27. Magyar Majális és Tavaszi Fesztival

Don’t Worry If You Can’t Read This

Every year on the first Sunday in May, the Grace Hungarian Reformed Church in Reseda has a festival with authentic Magyar cuisine and Mothers’ Day entertainment. Unlike previous years, I couldn’t find any mention of the festival on the Church’s website. Martine made the perfectly logical suggestion for me to call the Church, except she made it to the wrong person. I have something of a telephone phobia, especially when I’m calling people I do not personally know. So Martine went and made the phone call herself. And yes, the festival was taking place at the usual time and place.

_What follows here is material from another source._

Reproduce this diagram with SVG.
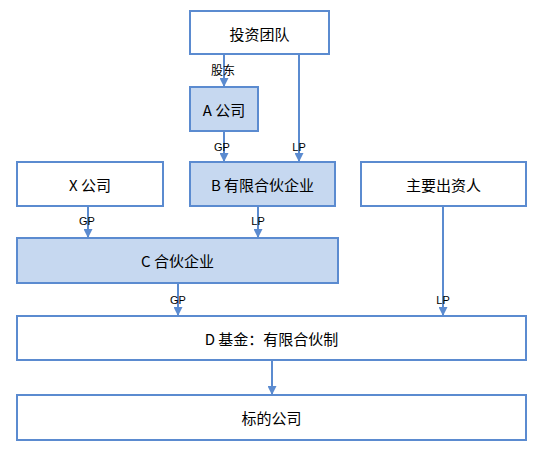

My rudimentary knowledge of my native language prevents me from being able to translate the above information sheet in its entirety, but I got the gist of it. The festival is a combination Spring, May Day, and Mothers’ Day event. For an admission fee of five dollars, one could have some of the best homemade Hungarian food in Southern California. For lunch, I went for the Gulyás Leves, usually referred to in English as Hungarian Goulash. What most Americans don’t know is that it is a hearty beef and vegetable soup served with chile peppers. After the kiddie Mothers’ Day entertainment, which was exceedingly cute, we ordered two stuffed cabbage dinners to go, which furnished our supper once we got home.

The highlight of Hungarian cuisine for Martine—and, in fact, for most Hungarians—is the pastry, particularly a kind of cheesecake referred to as crémes, pronounced KRAY-mesh. I get the impression that Hungarians in a pastry shop are even more dangerous than bulls in a china shop, and that they are not above packing away 25,000 calories or more.

This is aided and abetted by the Hungarian love of a fried dough concoction called lángos (pronounced LAHN-goash), richly slathered with sour cream, cheese, or garlic. It’s very like Indian fry bread, except with a different selection of toppings.